— Start of THE DATA —

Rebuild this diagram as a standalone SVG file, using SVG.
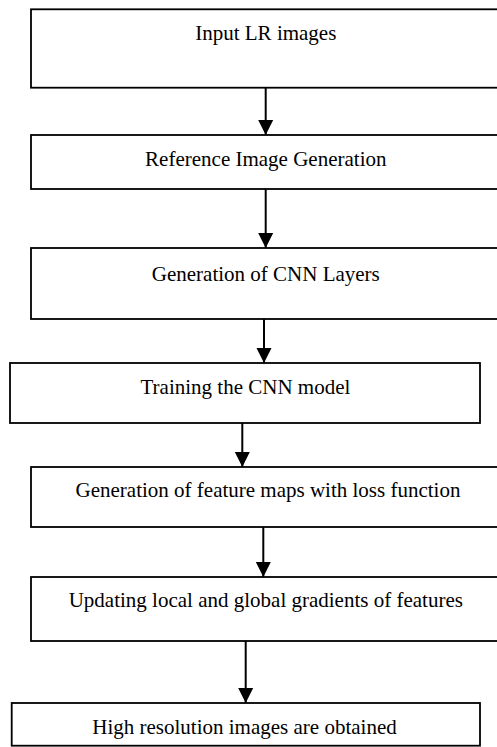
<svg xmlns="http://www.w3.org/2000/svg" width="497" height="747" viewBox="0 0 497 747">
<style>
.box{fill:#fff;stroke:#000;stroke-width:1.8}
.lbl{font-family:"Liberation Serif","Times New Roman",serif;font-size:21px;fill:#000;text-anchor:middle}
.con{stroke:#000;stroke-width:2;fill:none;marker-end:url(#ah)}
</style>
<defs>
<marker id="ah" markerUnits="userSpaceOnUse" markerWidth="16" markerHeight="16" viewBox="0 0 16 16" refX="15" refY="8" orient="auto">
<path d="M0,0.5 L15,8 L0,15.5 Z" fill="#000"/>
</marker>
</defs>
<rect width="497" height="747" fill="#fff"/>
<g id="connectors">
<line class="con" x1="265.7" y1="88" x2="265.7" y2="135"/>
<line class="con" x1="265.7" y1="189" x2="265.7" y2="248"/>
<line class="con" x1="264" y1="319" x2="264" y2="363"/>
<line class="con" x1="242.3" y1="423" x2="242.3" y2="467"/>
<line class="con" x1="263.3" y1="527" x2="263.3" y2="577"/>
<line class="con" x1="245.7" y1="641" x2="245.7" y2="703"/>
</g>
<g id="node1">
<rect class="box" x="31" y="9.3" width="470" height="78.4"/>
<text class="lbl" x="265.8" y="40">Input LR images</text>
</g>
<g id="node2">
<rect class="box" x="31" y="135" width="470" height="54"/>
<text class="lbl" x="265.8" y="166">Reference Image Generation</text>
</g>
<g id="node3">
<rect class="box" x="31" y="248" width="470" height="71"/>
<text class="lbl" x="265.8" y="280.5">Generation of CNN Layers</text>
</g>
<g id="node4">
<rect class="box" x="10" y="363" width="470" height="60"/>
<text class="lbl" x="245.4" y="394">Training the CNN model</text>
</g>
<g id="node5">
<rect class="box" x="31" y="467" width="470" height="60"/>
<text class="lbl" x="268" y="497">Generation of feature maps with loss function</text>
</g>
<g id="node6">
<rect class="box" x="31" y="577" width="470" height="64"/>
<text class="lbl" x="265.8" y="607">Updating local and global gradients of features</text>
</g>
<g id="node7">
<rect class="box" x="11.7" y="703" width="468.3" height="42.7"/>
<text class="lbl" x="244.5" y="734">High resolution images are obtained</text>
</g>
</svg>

— End of THE DATA —
— Start of THE DATA —

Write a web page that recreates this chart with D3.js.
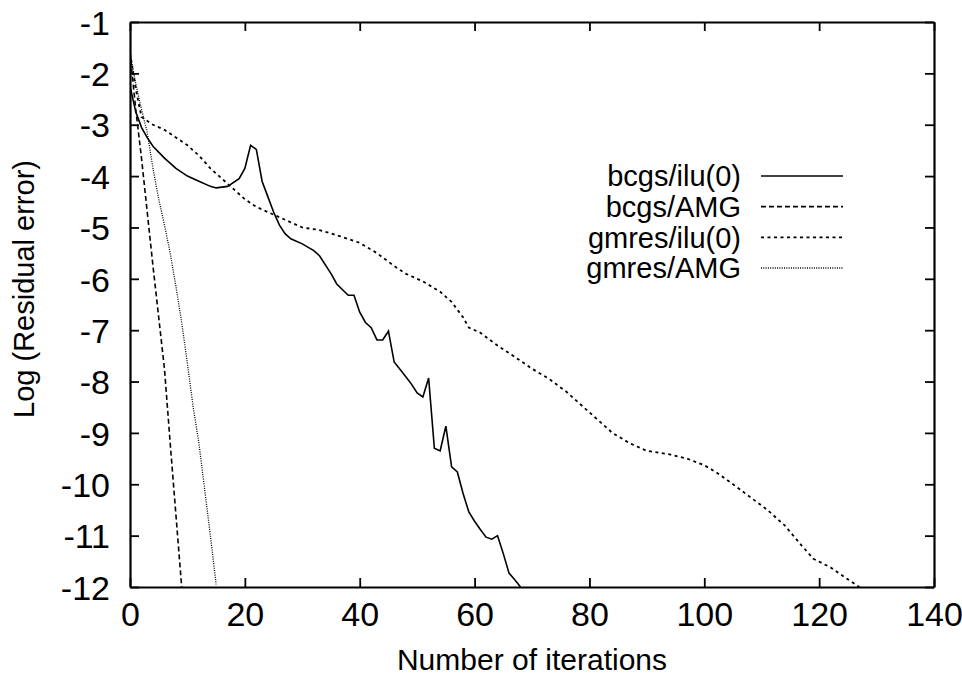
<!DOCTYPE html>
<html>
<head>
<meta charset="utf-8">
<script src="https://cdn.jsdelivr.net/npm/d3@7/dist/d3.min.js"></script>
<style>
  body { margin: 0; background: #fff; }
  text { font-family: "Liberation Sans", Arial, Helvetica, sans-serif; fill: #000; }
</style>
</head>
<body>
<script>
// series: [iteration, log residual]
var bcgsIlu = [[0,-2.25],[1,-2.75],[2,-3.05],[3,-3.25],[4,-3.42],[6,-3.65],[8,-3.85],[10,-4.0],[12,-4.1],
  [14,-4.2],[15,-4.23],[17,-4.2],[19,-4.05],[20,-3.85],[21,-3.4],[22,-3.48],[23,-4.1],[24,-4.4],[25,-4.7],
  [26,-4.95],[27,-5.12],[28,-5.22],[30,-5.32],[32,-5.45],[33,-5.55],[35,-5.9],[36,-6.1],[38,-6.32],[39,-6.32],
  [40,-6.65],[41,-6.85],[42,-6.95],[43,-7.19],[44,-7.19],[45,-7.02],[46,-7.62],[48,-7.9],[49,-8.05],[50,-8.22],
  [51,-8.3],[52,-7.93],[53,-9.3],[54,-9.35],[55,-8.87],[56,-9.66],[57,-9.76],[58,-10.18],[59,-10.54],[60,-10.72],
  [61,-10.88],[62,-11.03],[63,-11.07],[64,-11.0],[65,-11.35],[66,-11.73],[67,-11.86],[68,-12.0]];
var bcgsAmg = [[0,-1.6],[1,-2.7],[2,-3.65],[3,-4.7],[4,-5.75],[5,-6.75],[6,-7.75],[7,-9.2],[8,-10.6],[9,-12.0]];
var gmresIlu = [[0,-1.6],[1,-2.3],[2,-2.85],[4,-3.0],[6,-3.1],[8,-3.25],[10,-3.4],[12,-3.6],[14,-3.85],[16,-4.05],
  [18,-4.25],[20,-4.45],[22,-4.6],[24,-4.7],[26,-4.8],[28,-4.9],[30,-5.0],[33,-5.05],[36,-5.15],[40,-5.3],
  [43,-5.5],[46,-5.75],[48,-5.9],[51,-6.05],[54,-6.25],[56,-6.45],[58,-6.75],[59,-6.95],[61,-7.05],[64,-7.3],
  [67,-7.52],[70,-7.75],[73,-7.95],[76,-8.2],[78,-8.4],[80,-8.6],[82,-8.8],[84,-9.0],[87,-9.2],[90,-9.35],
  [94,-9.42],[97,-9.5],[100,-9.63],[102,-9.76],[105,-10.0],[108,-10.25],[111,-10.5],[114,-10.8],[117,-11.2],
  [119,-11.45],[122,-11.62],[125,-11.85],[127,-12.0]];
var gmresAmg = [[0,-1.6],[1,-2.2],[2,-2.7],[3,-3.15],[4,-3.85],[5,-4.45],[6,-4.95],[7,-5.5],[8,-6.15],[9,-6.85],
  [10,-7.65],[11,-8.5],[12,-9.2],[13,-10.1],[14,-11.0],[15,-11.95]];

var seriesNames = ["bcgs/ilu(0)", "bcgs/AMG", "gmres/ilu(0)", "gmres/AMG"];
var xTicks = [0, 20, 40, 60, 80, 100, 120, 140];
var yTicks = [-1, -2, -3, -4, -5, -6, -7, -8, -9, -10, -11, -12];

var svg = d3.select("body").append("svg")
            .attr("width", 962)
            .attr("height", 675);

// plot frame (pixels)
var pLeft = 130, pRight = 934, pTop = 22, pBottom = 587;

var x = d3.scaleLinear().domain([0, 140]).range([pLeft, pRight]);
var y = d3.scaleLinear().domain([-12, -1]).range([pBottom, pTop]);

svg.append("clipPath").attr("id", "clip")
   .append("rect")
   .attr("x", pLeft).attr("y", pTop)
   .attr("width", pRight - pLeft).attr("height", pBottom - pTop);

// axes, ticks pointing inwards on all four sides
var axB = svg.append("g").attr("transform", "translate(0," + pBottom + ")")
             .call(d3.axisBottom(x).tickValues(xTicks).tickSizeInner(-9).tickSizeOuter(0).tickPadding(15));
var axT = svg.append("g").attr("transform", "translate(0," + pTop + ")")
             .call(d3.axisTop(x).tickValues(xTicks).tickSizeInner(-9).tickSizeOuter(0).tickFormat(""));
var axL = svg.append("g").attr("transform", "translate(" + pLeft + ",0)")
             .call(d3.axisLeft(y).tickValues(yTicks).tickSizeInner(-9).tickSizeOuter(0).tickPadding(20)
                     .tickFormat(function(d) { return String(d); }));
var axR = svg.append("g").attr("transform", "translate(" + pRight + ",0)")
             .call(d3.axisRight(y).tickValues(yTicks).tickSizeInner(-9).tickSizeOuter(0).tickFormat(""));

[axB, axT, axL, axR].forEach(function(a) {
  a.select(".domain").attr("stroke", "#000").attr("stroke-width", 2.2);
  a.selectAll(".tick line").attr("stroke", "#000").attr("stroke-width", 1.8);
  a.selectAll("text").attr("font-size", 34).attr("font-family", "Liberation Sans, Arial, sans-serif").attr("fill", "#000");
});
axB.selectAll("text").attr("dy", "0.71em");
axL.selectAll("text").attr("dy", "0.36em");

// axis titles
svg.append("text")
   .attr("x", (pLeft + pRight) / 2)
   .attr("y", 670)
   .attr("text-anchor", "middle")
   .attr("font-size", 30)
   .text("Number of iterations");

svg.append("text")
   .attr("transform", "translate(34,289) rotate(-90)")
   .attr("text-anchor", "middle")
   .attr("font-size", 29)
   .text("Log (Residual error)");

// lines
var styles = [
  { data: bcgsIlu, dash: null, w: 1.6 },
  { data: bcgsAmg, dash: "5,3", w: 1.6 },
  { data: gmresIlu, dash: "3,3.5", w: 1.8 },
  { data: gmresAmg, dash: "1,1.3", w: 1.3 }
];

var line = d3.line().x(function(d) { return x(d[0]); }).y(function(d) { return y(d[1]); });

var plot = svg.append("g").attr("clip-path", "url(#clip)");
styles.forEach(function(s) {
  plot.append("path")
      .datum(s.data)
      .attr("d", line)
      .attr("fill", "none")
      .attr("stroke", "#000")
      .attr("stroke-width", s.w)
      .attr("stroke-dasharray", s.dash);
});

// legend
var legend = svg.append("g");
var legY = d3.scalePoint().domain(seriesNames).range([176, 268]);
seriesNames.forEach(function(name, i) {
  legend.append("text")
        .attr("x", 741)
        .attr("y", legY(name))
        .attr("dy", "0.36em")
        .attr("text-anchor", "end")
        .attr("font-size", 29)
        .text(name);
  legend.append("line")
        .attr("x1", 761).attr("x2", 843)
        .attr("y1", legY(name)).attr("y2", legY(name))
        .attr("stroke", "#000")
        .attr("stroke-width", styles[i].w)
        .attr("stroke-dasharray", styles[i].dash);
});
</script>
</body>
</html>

— End of THE DATA —
— Start of THE DATA —

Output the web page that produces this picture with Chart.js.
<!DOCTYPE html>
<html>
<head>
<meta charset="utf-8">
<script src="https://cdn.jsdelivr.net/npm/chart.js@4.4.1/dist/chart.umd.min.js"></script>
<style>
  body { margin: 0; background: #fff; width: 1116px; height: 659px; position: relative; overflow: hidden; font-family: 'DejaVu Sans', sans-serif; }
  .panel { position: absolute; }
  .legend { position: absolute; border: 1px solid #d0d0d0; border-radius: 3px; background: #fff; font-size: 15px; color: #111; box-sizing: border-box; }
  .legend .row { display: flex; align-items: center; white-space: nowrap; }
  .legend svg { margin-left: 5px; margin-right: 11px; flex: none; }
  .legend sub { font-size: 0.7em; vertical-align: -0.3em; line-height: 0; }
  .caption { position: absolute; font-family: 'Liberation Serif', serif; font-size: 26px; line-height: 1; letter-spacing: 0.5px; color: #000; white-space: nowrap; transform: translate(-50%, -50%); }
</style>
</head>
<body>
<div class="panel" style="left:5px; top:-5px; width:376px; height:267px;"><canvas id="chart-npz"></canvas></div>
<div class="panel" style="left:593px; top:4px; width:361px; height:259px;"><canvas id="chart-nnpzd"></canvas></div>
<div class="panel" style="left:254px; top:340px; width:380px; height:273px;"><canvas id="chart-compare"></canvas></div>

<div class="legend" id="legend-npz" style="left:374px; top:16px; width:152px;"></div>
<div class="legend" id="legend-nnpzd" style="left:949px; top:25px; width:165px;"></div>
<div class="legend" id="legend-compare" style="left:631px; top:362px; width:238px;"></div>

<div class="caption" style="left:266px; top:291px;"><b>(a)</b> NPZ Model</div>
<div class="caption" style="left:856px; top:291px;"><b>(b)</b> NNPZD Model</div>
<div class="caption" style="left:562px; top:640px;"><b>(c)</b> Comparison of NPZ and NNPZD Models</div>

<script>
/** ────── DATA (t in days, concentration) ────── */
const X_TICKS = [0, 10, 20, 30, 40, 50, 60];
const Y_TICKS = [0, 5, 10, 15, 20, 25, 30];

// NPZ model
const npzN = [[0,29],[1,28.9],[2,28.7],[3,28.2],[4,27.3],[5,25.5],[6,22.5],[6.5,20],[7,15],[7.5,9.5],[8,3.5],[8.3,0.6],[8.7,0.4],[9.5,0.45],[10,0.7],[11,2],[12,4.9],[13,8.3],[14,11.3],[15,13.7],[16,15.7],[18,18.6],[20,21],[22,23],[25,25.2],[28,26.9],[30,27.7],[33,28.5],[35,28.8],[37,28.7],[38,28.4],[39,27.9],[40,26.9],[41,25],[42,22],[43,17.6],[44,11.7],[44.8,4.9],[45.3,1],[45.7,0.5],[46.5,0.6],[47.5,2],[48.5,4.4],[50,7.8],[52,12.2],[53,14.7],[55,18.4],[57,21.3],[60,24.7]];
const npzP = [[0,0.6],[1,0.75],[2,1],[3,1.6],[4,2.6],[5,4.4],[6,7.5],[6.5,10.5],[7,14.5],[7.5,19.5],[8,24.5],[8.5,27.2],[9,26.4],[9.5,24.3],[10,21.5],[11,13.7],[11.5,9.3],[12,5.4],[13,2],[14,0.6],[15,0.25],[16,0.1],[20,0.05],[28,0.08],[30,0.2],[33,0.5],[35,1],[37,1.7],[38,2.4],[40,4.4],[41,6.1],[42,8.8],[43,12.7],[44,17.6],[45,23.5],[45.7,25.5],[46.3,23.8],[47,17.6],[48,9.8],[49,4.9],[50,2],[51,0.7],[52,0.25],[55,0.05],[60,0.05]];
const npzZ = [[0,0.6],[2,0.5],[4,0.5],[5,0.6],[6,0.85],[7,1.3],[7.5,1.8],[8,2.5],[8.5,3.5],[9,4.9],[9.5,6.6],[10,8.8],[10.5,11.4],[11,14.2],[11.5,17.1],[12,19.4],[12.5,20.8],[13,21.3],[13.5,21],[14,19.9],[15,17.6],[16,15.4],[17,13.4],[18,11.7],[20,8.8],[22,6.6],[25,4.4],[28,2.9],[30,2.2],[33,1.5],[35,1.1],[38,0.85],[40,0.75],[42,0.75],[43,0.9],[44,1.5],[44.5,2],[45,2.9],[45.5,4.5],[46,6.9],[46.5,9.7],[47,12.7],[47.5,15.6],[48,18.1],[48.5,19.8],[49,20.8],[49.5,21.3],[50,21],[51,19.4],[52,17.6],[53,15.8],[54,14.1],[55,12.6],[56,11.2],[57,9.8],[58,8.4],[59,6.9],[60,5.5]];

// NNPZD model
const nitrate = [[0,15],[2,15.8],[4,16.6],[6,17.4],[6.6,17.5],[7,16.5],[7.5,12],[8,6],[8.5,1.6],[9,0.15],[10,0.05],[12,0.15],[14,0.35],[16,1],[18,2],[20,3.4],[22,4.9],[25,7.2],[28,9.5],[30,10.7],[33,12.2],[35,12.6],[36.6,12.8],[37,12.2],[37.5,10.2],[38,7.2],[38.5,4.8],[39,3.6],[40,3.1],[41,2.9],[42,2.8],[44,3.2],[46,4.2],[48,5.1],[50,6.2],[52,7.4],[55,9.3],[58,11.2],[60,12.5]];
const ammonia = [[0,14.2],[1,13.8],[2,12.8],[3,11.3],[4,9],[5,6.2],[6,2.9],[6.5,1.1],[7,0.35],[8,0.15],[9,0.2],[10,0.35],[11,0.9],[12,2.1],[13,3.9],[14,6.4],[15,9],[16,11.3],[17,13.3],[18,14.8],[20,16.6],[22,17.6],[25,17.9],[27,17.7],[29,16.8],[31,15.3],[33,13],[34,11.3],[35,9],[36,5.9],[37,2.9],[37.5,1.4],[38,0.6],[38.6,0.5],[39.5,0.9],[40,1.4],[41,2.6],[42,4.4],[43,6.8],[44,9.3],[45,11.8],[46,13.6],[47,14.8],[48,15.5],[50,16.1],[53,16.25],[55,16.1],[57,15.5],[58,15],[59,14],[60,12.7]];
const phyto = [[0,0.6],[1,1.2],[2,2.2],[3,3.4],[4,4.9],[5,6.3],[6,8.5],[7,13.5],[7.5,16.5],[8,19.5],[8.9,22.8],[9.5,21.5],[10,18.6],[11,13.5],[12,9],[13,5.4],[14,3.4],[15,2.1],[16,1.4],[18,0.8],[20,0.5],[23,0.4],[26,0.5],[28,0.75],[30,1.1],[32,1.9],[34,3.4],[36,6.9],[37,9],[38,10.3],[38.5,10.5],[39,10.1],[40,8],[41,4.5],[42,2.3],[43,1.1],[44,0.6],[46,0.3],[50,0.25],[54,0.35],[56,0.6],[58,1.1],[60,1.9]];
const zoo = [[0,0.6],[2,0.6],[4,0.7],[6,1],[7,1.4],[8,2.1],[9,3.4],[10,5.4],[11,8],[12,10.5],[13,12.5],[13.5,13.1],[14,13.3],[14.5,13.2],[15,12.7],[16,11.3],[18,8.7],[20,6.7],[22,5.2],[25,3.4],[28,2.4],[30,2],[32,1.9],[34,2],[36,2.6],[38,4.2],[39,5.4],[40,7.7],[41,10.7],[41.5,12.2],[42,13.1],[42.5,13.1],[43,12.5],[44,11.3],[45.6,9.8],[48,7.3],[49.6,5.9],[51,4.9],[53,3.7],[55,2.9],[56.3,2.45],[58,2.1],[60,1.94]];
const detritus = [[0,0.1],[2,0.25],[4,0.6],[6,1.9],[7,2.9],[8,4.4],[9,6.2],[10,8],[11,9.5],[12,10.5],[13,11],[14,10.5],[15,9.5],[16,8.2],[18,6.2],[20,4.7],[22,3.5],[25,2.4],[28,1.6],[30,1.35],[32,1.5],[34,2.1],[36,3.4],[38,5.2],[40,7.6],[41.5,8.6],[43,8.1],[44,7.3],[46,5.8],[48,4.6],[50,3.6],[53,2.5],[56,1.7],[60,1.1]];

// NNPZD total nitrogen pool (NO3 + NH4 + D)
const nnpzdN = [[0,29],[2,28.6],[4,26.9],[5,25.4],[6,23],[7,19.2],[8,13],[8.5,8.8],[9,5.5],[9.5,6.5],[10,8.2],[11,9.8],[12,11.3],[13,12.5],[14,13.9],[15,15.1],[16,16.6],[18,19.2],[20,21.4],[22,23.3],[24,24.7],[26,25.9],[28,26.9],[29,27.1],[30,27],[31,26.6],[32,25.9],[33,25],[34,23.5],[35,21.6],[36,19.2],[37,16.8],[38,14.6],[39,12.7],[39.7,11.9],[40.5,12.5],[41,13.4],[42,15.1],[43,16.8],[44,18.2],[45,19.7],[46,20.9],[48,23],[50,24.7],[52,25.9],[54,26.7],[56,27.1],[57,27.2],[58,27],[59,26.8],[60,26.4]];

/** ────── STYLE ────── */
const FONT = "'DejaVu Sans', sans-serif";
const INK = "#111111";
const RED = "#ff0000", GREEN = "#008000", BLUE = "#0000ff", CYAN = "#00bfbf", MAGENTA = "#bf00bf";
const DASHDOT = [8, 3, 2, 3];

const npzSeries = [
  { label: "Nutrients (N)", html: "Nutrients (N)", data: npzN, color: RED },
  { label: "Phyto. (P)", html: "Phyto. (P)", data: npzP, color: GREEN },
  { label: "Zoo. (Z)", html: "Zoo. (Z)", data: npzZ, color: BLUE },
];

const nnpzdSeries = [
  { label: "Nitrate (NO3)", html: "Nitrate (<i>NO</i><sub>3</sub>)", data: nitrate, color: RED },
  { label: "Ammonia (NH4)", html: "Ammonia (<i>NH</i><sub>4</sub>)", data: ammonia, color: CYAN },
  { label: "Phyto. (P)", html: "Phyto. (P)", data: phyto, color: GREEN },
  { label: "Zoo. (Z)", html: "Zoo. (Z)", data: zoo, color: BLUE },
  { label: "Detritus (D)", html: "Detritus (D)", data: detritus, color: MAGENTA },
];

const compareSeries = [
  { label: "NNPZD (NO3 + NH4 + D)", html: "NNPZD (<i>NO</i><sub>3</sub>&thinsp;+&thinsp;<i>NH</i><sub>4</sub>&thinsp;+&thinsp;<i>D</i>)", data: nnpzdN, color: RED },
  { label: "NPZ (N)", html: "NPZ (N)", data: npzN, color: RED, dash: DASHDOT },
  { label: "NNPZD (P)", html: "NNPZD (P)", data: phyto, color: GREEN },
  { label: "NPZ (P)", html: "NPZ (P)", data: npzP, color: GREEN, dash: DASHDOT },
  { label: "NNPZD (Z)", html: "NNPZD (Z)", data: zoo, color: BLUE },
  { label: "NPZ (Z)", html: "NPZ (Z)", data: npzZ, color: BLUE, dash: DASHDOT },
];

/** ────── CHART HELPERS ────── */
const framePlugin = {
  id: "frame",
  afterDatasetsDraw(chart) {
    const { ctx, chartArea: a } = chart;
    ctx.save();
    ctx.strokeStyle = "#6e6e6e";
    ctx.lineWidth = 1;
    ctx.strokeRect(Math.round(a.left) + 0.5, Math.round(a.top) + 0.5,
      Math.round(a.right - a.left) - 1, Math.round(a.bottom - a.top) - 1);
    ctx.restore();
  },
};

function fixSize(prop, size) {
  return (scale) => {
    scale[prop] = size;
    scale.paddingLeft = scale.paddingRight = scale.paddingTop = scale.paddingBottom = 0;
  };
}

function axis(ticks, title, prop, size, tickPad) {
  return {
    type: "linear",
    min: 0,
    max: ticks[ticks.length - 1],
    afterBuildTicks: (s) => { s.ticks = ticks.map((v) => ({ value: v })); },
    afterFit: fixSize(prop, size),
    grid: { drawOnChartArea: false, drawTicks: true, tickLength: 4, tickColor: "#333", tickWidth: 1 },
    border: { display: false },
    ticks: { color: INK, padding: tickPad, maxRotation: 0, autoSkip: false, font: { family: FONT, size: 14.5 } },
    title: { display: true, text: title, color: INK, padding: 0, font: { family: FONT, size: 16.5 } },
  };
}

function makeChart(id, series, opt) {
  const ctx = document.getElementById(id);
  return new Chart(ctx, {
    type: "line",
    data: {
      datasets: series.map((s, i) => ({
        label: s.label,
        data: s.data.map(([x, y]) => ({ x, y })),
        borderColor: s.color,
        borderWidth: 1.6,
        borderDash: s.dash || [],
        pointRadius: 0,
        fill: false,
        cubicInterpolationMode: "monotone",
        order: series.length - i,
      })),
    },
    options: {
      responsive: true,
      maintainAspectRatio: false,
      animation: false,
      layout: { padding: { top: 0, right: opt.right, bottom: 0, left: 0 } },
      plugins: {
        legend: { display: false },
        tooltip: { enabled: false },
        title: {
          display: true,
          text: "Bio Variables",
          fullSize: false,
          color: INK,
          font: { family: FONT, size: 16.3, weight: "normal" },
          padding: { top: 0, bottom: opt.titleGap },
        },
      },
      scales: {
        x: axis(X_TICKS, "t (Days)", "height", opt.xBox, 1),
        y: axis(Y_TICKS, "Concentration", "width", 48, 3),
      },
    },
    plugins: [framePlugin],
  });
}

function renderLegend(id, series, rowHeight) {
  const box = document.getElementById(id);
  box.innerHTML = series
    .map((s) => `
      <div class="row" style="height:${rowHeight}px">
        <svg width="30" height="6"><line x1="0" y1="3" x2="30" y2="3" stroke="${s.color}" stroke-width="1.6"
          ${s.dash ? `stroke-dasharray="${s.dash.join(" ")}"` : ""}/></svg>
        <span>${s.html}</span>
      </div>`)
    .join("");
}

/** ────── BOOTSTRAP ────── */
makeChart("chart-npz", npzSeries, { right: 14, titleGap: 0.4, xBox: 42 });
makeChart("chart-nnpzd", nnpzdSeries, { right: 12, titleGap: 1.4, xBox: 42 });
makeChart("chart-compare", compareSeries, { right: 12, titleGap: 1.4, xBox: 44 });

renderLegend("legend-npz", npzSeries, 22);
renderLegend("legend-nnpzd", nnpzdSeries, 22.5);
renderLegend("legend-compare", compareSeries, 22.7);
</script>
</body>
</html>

— End of THE DATA —

Gather all lines from the records above in which "that" appears.

Write a web page that recreates this chart with D3.js.
Output the web page that produces this picture with Chart.js.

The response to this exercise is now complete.